To be sure, this isn’t the dime-store surrealism of Darren Aronofsky’s The Fountain, or the playful whimsy of Michel Gondry’s The Science of Sleep, even if in many ways El Topo is an exemplar of a path that died out late in the acid-Seventies and from which both of these contemporary filmmakers are drawing from. I refuse to call El Topo “nonsense” even in the face of its utter ridiculousness and self-indulgence (some would call that ample evidence the film is only so much gibberish) as, I do believe the film is built on some kind of internal logic. The other half of the book on El Topo features a lengthy interview with Jodorowsky that beings with this inscription:
“This interview was done in one sitting. The reader must read it in one sitting. And then take a shower and try to forget it. If he cannot forget it, he must open a window and stick out his hand and wait for a bird to build a nest in it and lay three eggs. And then he should pull his hand in violently and crack the eggs on his forehead. If the reader is not ready for that experience he should not eat this book.”
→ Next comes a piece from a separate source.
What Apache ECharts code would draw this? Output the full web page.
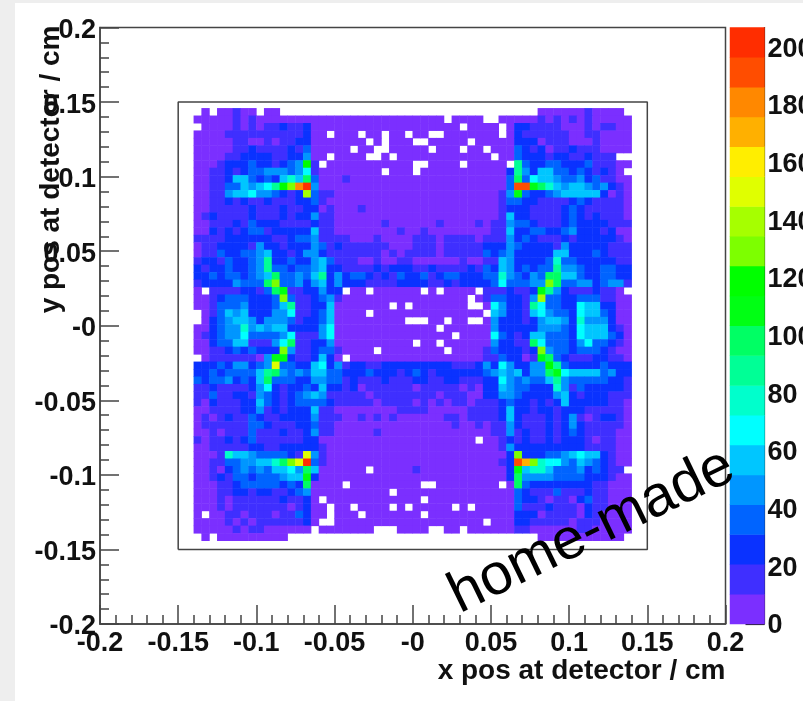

Not ready for the experience myself, I’ve never finished the entire interview, but as proof of my devotion to El Topo, I’ve been carrying around for years a VHS cassette of a dubbed version from a rare Japanese laserdisc that my father gave me, doggedly showing it to anyone I can. Another Reverse Shot writer has reported to me of working in a video store and seeing customers drop hundreds of dollars in cash as a deposit for an El Topo rental. Such is the film’s strange appeal, which, I think goes beyond the simple collector’s instinct to catch on to the impossibly rare. I actually wish there were more films like El Topo in circulation. Sure, some of them would be utterly laughable disasters like The Fountain (though in truth, I do find El Topo a somewhat mirthful experience at points), but when visual culture lacks imagination, culture at large has a problem Alejandro Jodorowsky might be able to help out with.